● **Directive**:
Return the lines from the line containing "The picture is" through the line containing "-44], [-6, -60]];" exactly. No other line should appear in the answer.

———

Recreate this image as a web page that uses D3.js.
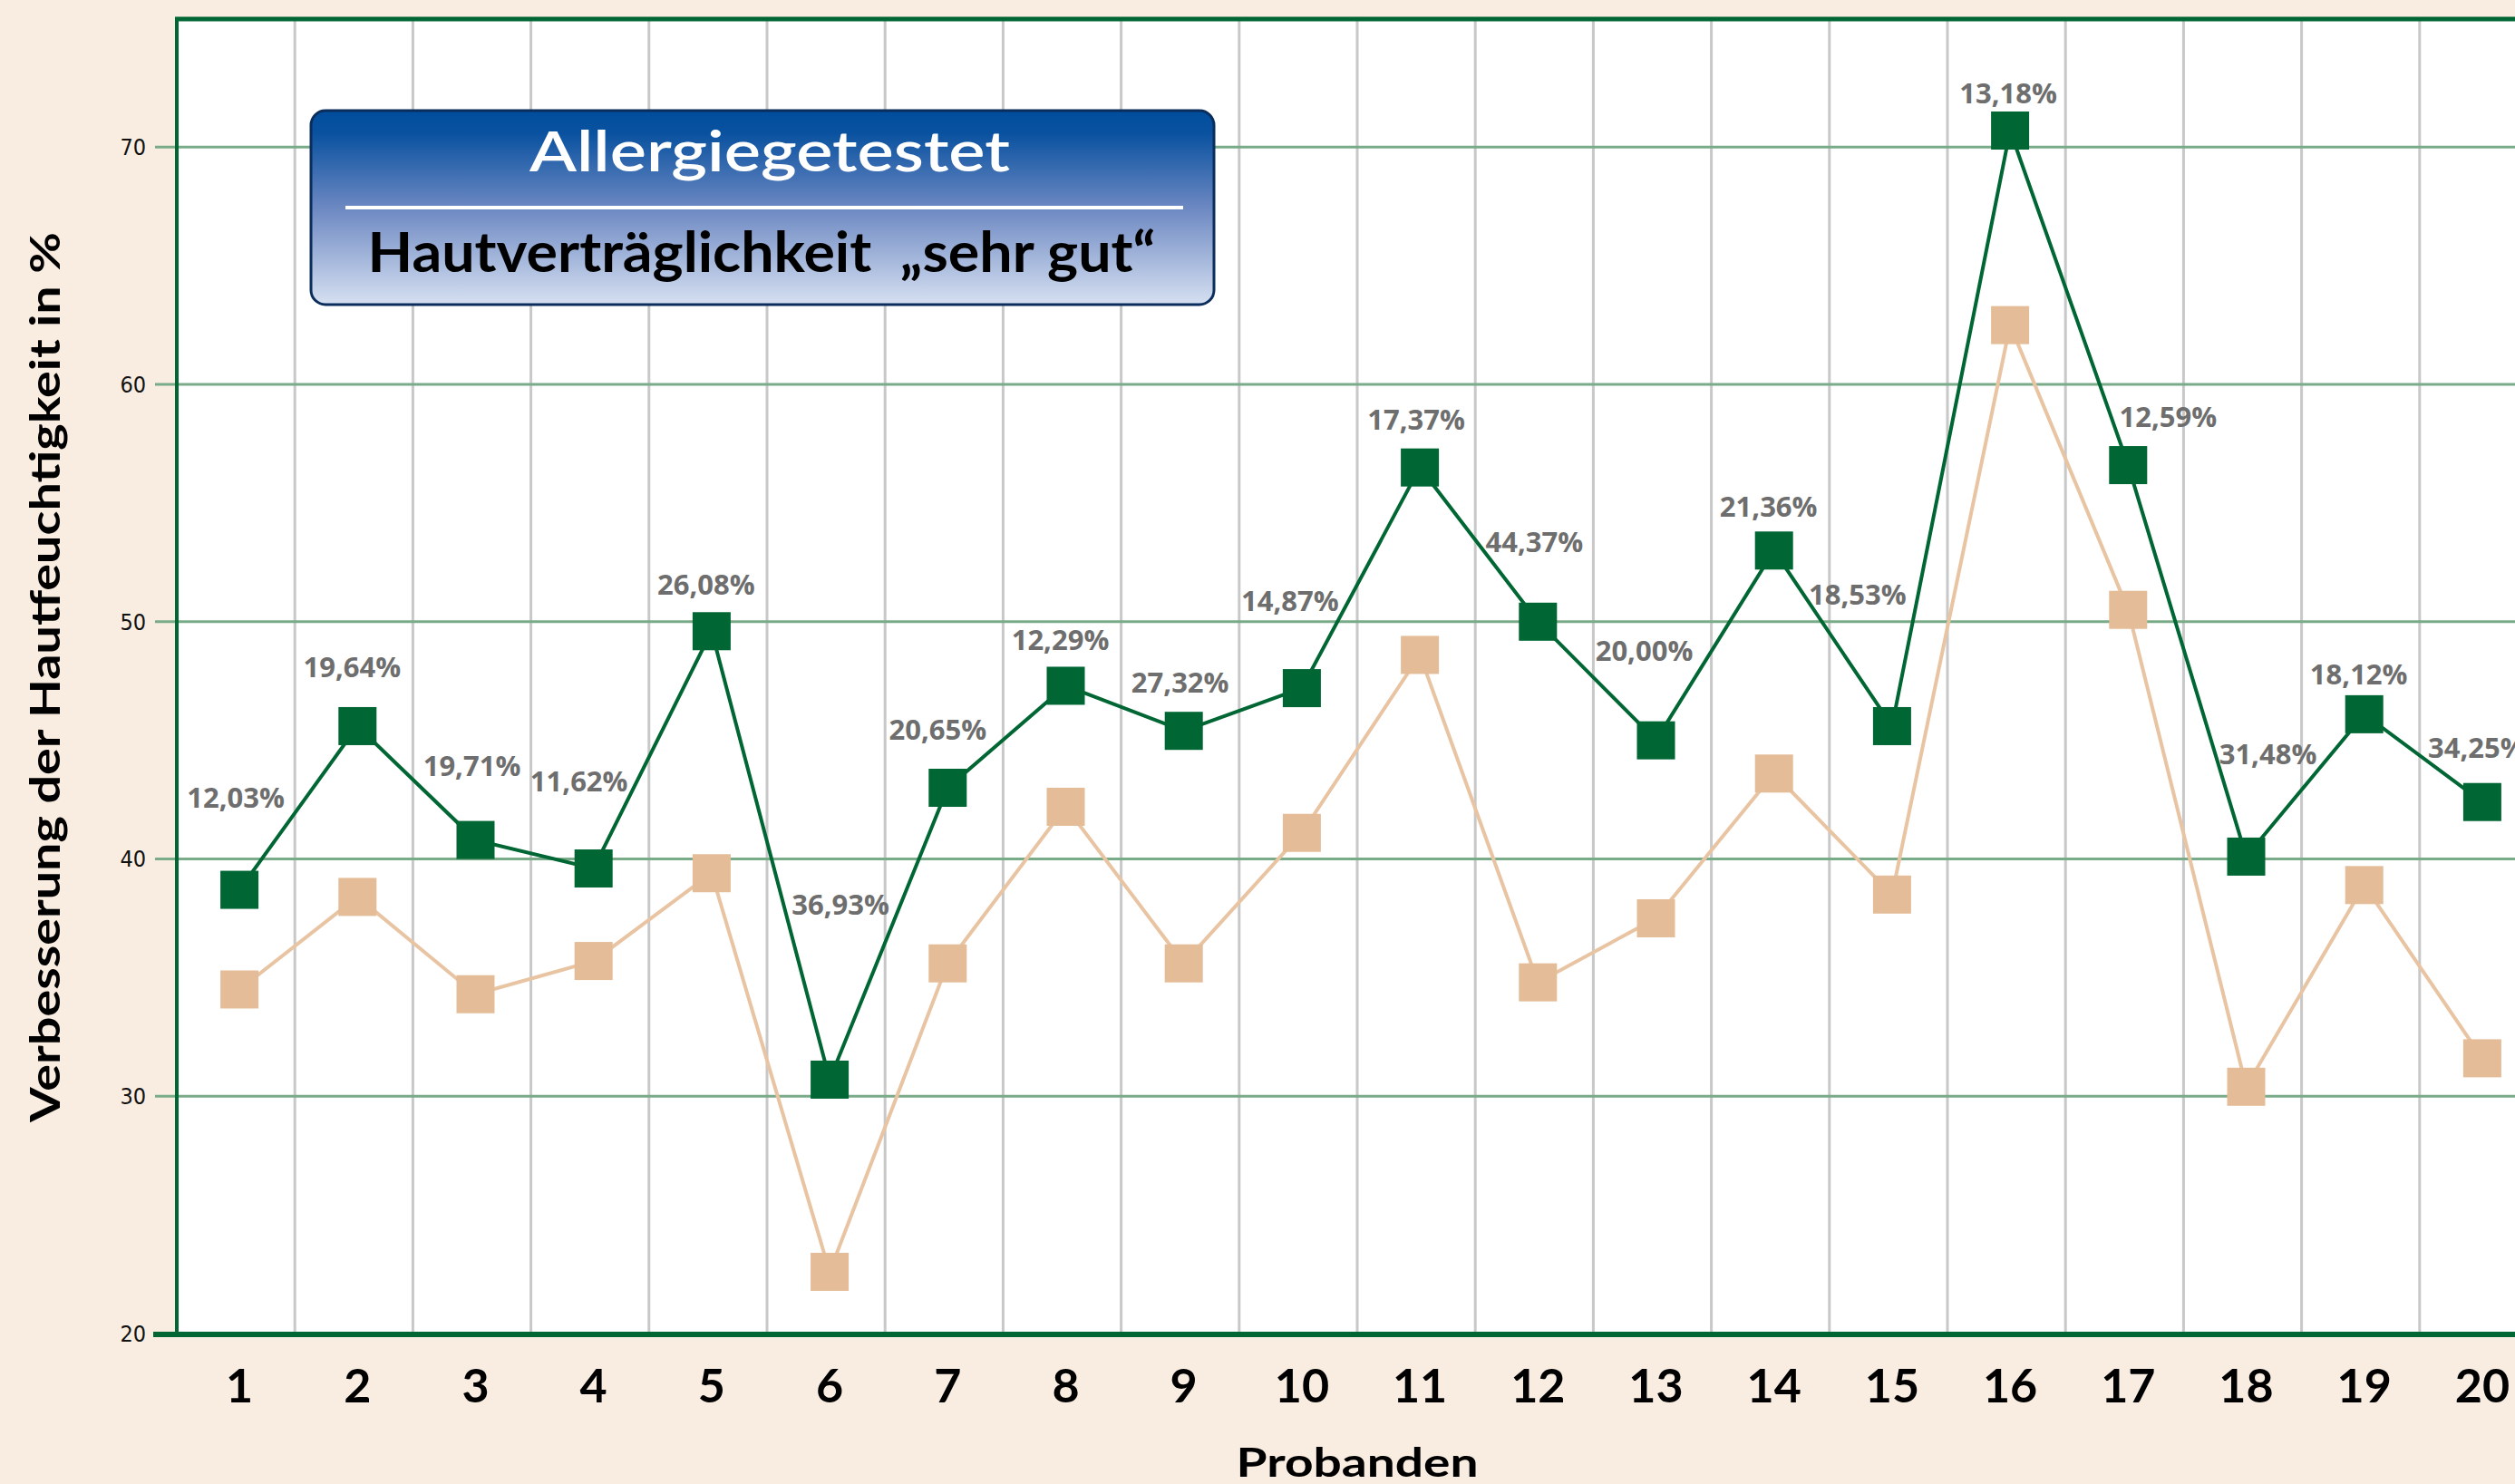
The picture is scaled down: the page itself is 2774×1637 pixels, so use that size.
<!DOCTYPE html>
<html>
<head>
<meta charset="utf-8">
<script src="https://cdn.jsdelivr.net/npm/d3@7"></script>
<style>
  html, body { margin: 0; padding: 0; background: #f9ede1; overflow: hidden; }
  svg { display: block; }
</style>
</head>
<body>
<svg id="chart" width="2774" height="1637"></svg>
<script>
// Probanden 1..20, Hautfeuchtigkeit vorher / nachher (%)
const probanden = [1, 2, 3, 4, 5, 6, 7, 8, 9, 10, 11, 12, 13, 14, 15, 16, 17, 18, 19, 20];
const vorher  = [34.5, 38.4, 34.3, 35.7, 39.4, 22.6, 35.6, 42.2, 35.6, 41.1, 48.6, 34.8, 37.5, 43.6, 38.5, 62.5, 50.5, 30.4, 38.9, 31.6];
const nachher = [38.7, 45.6, 40.8, 39.6, 49.6, 30.7, 43.0, 47.3, 45.4, 47.2, 56.5, 50.0, 45.0, 53.0, 45.6, 70.7, 56.6, 40.1, 46.1, 42.4];
const zuwachs = ["12,03%", "19,64%", "19,71%", "11,62%", "26,08%", "36,93%", "20,65%", "12,29%", "27,32%", "14,87%",
                 "17,37%", "44,37%", "20,00%", "21,36%", "18,53%", "13,18%", "12,59%", "31,48%", "18,12%", "34,25%"];
const yTicks = [20, 30, 40, 50, 60, 70];

// label placement relative to the green marker (px)
const labelOffsets = [[-4, -101], [-6, -65], [-4, -81], [-16, -96], [-6, -51], [12, -193], [-11, -64], [-6, -50], [-4, -53], [-13, -96],
                      [-4, -53], [-4, -88], [-13, -99], [-6, -48], [-38, -145], [-2, -41], [44, -53], [24, -113], [-6, -44], [-6, -60]];

const GREEN = "#006633", TAN = "#e4bd98", TANLINE = "#e8c4a2";
const plotLeft = 195, plotTop = 21, plotBottom = 1471, step = 130.2;

const svg = d3.select("#chart");

const x = d3.scaleBand().domain(probanden).range([plotLeft, plotLeft + step * probanden.length]).padding(0);
const cx = d => x(d) + x.bandwidth() / 2 + 4;
const y = d3.scaleLinear().domain([20, 75.4]).range([plotBottom, plotTop]);

// plot background
svg.append("rect")
  .attr("x", plotLeft).attr("y", plotTop)
  .attr("width", 2774 - plotLeft).attr("height", plotBottom - plotTop)
  .attr("fill", "#fff");

// vertical grid (between Probanden)
svg.append("g")
  .selectAll("line")
  .data(probanden)
  .enter().append("line")
    .attr("x1", d => x(d) + x.bandwidth()).attr("x2", d => x(d) + x.bandwidth())
    .attr("y1", plotTop).attr("y2", plotBottom)
    .attr("stroke", "#c8c8c8")
    .attr("stroke-width", 3);

// horizontal grid + left ticks
svg.append("g")
  .selectAll("line")
  .data(yTicks.filter(t => t > 20))
  .enter().append("line")
    .attr("x1", 171).attr("x2", 2774)
    .attr("y1", d => y(d)).attr("y2", d => y(d))
    .attr("stroke", "#7aab89")
    .attr("stroke-width", 3);

// y tick labels
svg.append("g")
  .selectAll("text")
  .data(yTicks)
  .enter().append("text")
    .attr("x", 161)
    .attr("y", d => y(d))
    .attr("dy", "0.35em")
    .attr("text-anchor", "end")
    .attr("font-family", "'Liberation Sans Narrow', 'DejaVu Sans Condensed', sans-serif")
    .attr("font-stretch", "condensed")
    .attr("font-size", 25)
    .attr("fill", "#111")
    .text(d => d);

// frame: left + top border, thick bottom axis
svg.append("line").attr("x1", plotLeft).attr("x2", plotLeft).attr("y1", plotTop - 2).attr("y2", plotBottom)
  .attr("stroke", GREEN).attr("stroke-width", 4);
svg.append("line").attr("x1", plotLeft - 2).attr("x2", 2774).attr("y1", plotTop).attr("y2", plotTop)
  .attr("stroke", GREEN).attr("stroke-width", 5);
svg.append("line").attr("x1", 169).attr("x2", 2774).attr("y1", plotBottom + 1).attr("y2", plotBottom + 1)
  .attr("stroke", GREEN).attr("stroke-width", 6);

// x tick labels
svg.append("g")
  .selectAll("text")
  .data(probanden)
  .enter().append("text")
    .attr("x", d => cx(d))
    .attr("y", 1547)
    .attr("text-anchor", "middle")
    .attr("font-family", "Lato, 'Open Sans', sans-serif")
    .attr("font-weight", 700)
    .attr("font-size", 52)
    .attr("fill", "#000")
    .text(d => d);

// axis titles
svg.append("text")
  .attr("x", 1497).attr("y", 1629)
  .attr("text-anchor", "middle")
  .attr("font-family", "Lato, 'Open Sans', sans-serif")
  .attr("font-weight", 700)
  .attr("font-size", 44)
  .attr("textLength", 267)
  .attr("lengthAdjust", "spacingAndGlyphs")
  .attr("fill", "#000")
  .text("Probanden");

svg.append("text")
  .attr("transform", "translate(66,747) rotate(-90)")
  .attr("text-anchor", "middle")
  .attr("font-family", "Lato, 'Open Sans', sans-serif")
  .attr("font-weight", 700)
  .attr("font-size", 45)
  .attr("textLength", 982)
  .attr("lengthAdjust", "spacingAndGlyphs")
  .attr("fill", "#000")
  .text("Verbesserung der Hautfeuchtigkeit in %");

// title box
const defs = svg.append("defs");
const grad = defs.append("linearGradient").attr("id", "boxGrad")
  .attr("x1", 0).attr("y1", 0).attr("x2", 0).attr("y2", 1);
grad.append("stop").attr("offset", "0%").attr("stop-color", "#004d9c");
grad.append("stop").attr("offset", "12%").attr("stop-color", "#0a52a0");
grad.append("stop").attr("offset", "50%").attr("stop-color", "#6c88c2");
grad.append("stop").attr("offset", "100%").attr("stop-color", "#d6e0f1");

const box = svg.append("g");
box.append("rect")
  .attr("x", 343).attr("y", 122).attr("width", 996).attr("height", 214)
  .attr("rx", 16)
  .attr("fill", "url(#boxGrad)")
  .attr("stroke", "#0b2d5c")
  .attr("stroke-width", 3);
box.append("line")
  .attr("x1", 381).attr("x2", 1305).attr("y1", 229).attr("y2", 229)
  .attr("stroke", "#fff").attr("stroke-width", 4);
box.append("text")
  .attr("x", 849).attr("y", 189)
  .attr("text-anchor", "middle")
  .attr("font-family", "Lato, 'Open Sans', sans-serif")
  .attr("font-weight", 600)
  .attr("font-size", 62)
  .attr("textLength", 530)
  .attr("lengthAdjust", "spacingAndGlyphs")
  .attr("fill", "#fff")
  .text("Allergiegetestet");
box.append("text")
  .attr("x", 840).attr("y", 300)
  .attr("text-anchor", "middle")
  .attr("font-family", "Lato, 'Open Sans', sans-serif")
  .attr("font-weight", 700)
  .attr("font-size", 62)
  .attr("textLength", 869)
  .attr("lengthAdjust", "spacingAndGlyphs")
  .attr("fill", "#000")
  .style("white-space", "pre")
  .text("Hautverträglichkeit  „sehr gut“");

// series: vorher (tan) then nachher (green)
const series = [
  { values: vorher, line: TANLINE, fill: TAN },
  { values: nachher, line: GREEN, fill: GREEN }
];
const lineGen = d3.line().x((d, i) => cx(probanden[i])).y(d => y(d));
const M = 42;

series.forEach(s => {
  svg.append("path")
    .attr("d", lineGen(s.values))
    .attr("fill", "none")
    .attr("stroke", s.line)
    .attr("stroke-width", 4);
  svg.append("g")
    .selectAll("rect")
    .data(s.values)
    .enter().append("rect")
      .attr("x", (d, i) => cx(probanden[i]) - M / 2)
      .attr("y", d => y(d) - M / 2)
      .attr("width", M).attr("height", M)
      .attr("fill", s.fill);
});

// percentage labels
svg.append("g")
  .selectAll("text")
  .data(zuwachs)
  .enter().append("text")
    .attr("x", (d, i) => cx(probanden[i]) + labelOffsets[i][0])
    .attr("y", (d, i) => y(nachher[i]) + labelOffsets[i][1])
    .attr("dy", "0.35em")
    .attr("text-anchor", "middle")
    .attr("font-family", "'Open Sans', Lato, sans-serif")
    .attr("font-weight", 700)
    .attr("font-size", 31)
    .attr("fill", "#6e6e6e")
    .text(d => d);
</script>
</body>
</html>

———

● **The completed task**:
The picture is scaled down: the page itself is 2774×1637 pixels, so use that size.
<!DOCTYPE html>
<html>
<head>
<meta charset="utf-8">
<script src="https://cdn.jsdelivr.net/npm/d3@7"></script>
<style>
  html, body { margin: 0; padding: 0; background: #f9ede1; overflow: hidden; }
  svg { display: block; }
</style>
</head>
<body>
<svg id="chart" width="2774" height="1637"></svg>
<script>
// Probanden 1..20, Hautfeuchtigkeit vorher / nachher (%)
const probanden = [1, 2, 3, 4, 5, 6, 7, 8, 9, 10, 11, 12, 13, 14, 15, 16, 17, 18, 19, 20];
const vorher  = [34.5, 38.4, 34.3, 35.7, 39.4, 22.6, 35.6, 42.2, 35.6, 41.1, 48.6, 34.8, 37.5, 43.6, 38.5, 62.5, 50.5, 30.4, 38.9, 31.6];
const nachher = [38.7, 45.6, 40.8, 39.6, 49.6, 30.7, 43.0, 47.3, 45.4, 47.2, 56.5, 50.0, 45.0, 53.0, 45.6, 70.7, 56.6, 40.1, 46.1, 42.4];
const zuwachs = ["12,03%", "19,64%", "19,71%", "11,62%", "26,08%", "36,93%", "20,65%", "12,29%", "27,32%", "14,87%",
                 "17,37%", "44,37%", "20,00%", "21,36%", "18,53%", "13,18%", "12,59%", "31,48%", "18,12%", "34,25%"];
const yTicks = [20, 30, 40, 50, 60, 70];

// label placement relative to the green marker (px)
const labelOffsets = [[-4, -101], [-6, -65], [-4, -81], [-16, -96], [-6, -51], [12, -193], [-11, -64], [-6, -50], [-4, -53], [-13, -96],
                      [-4, -53], [-4, -88], [-13, -99], [-6, -48], [-38, -145], [-2, -41], [44, -53], [24, -113], [-6, -44], [-6, -60]];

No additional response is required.